[PATCH] clockevents: Sanitize ticks to nsec conversion
Uwe Kleine-König
u.kleine-koenig at pengutronix.de
Wed Sep 18 11:09:58 EDT 2013
Hello Thomas,
On Wed, Sep 18, 2013 at 11:38:07AM +0200, Thomas Gleixner wrote:
> On Wed, 18 Sep 2013, Uwe Kleine-König wrote:
> > > Now we can easily verify whether the whole equation fits into the
> > > 64bit boundary. Shifting the "clc" result back by evt->shift MUST
> > > result in "latch". If that's not the case, we have a clear indicator
> > But this is only the case if evt->mult is <= (1 << evt->shift). Is this
> > always given?
>
> Crap, no. It's only true for device frequency <= 1GHz. Good catch!
>
> > Is it more sensible to adjust dev->max_delta_ns once at register time
> > and so save the often recurrent overflow check in
> > clockevents_program_event?
>
> Which overflow check are you talking about?
>
> There is only the boundary check:
>
> delta = min(delta, (int64_t) dev->max_delta_ns);
> delta = max(delta, (int64_t) dev->min_delta_ns);
>
> Which sensible adjustment at register time is going to remove that?

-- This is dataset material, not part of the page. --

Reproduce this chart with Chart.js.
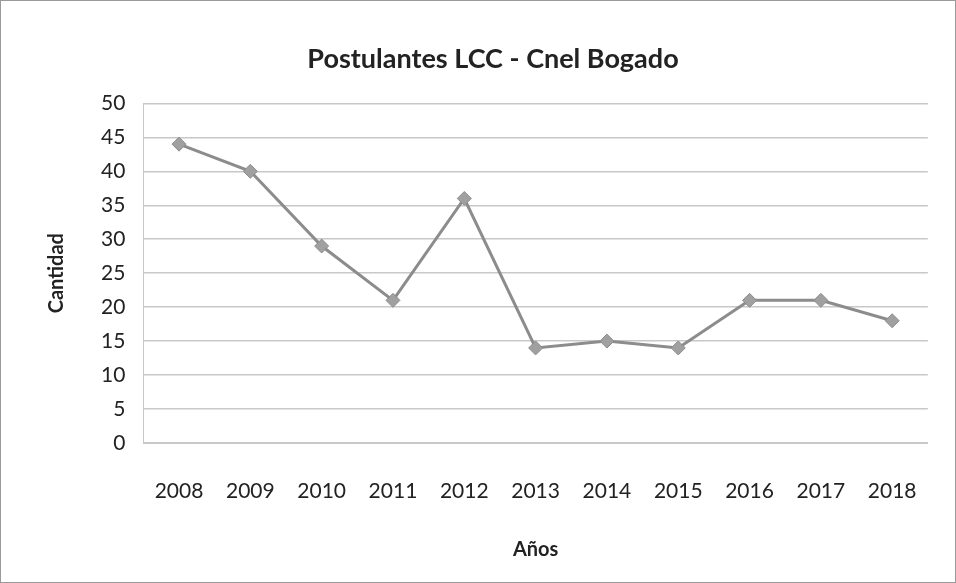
<!DOCTYPE html>
<html>
<head>
<meta charset="utf-8">
<script src="https://cdn.jsdelivr.net/npm/chart.js@4"></script>
<style>
  html, body { margin: 0; padding: 0; background: #fff; }
  #wrap { position: relative; width: 954px; height: 581px; border: 1px solid #9a9a9a; }
  canvas { display: block; }
</style>
</head>
<body>
<div id="wrap"><canvas id="chart" width="954" height="581"></canvas></div>
<script>
// data
const YEARS = ["2008", "2009", "2010", "2011", "2012", "2013", "2014", "2015", "2016", "2017", "2018"];
const POSTULANTES = [44, 40, 29, 21, 36, 14, 15, 14, 21, 21, 18];
const Y_MIN = 0;
const Y_MAX = 50;
const Y_STEP = 5;

const FONT = "Lato, 'Open Sans', sans-serif";
const TEXT = "#222222";

const ctx = document.getElementById("chart");
Chart.defaults.font.family = FONT;
Chart.defaults.color = TEXT;

new Chart(ctx, {
  type: "line",
  data: {
    labels: YEARS,
    datasets: [
      {
        label: "Postulantes",
        data: POSTULANTES,
        borderColor: "#8c8c8c",
        backgroundColor: "#999999",
        borderWidth: 3,
        pointStyle: "rectRot",
        pointRadius: 7,
        pointBorderWidth: 1,
        pointBorderColor: "#8c8c8c",
        pointBackgroundColor: "#a0a0a0",
        tension: 0,
      },
    ],
  },
  options: {
    responsive: false,
    animation: false,
    layout: { padding: { left: 40, right: 10, top: 22, bottom: 18 } },
    plugins: {
      legend: { display: false },
      tooltip: { enabled: false },
      title: {
        display: true,
        text: "Postulantes LCC - Cnel Bogado",
        font: { size: 27, weight: "bold" },
        color: TEXT,
        padding: { top: 20, bottom: 28 },
      },
    },
    scales: {
      x: {
        offset: true,
        grid: { display: false, drawTicks: false },
        border: { color: "#c8c8c8" },
        ticks: { font: { size: 21, lineHeight: 1.0 }, color: TEXT, padding: 38 },
        title: {
          display: true,
          text: "Años",
          font: { size: 20, weight: "bold", lineHeight: 1.0 },
          color: TEXT,
          padding: { top: 0 },
        },
      },
      y: {
        min: Y_MIN,
        max: Y_MAX,
        ticks: { stepSize: Y_STEP, font: { size: 21 }, color: TEXT, padding: 18 },
        grid: { color: "#c8c8c8", lineWidth: 1.5, drawTicks: false },
        border: { color: "#c8c8c8", display: true },
        title: {
          display: true,
          text: "Cantidad",
          font: { size: 20, weight: "bold" },
          color: TEXT,
          padding: { bottom: 14 },
        },
      },
    },
  },
});
</script>
</body>
</html>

My idea was that wouldn't need to add
if ((clc >> evt->shift) != (u64)latch)
...
to clockevent_delta2ns (not clockevents_program_event as I wrote) if
dev->max_delta_ns was small enough. So max_delta_ns would be the minimum
of the hardware limit and the value to prevent an overflow. Not sure any
more that this works though.
> > Another doubt I have is: You changed clockevent_delta2ns to round up now
> > unconditionally. For the numbers on at91 that doesn't matter, but I
> > wonder if there are situations that make the timer core violate the
> > max_delta_ticks condition now.
>
> And how so? The + (mult - 1) ensures, that the conversion back to
> ticks results in the same value as latch. So how should it violate
> the max boundary?
That is wrong:
With max_delta_ticks << shift = n * mult - k for k in [0 .. mult-1] and
an integer n:
(max_delta_ns * mult) >> shift
= ((((max_delta_ticks << shift) + mult - 1) / mult) * mult) >> shift
= (((n * mult - k + mult - 1) / mult) * mult) >> shift
= n * mult >> shift
= ((max_delta_ticks << shift) + k) >> shift
= max_delta_ticks + (k >> shift)
k >> shift is only known to be zero if mult <= 1 << shift (i.e. the same
condition as above where your 64bit overflow detection is wrong). So
this can result in values > max_delta_ticks.
> Math is hard, right?
Yes, if it involves integer division and overflow handling it's hard to
come up with correct solutions during shopping. ;-)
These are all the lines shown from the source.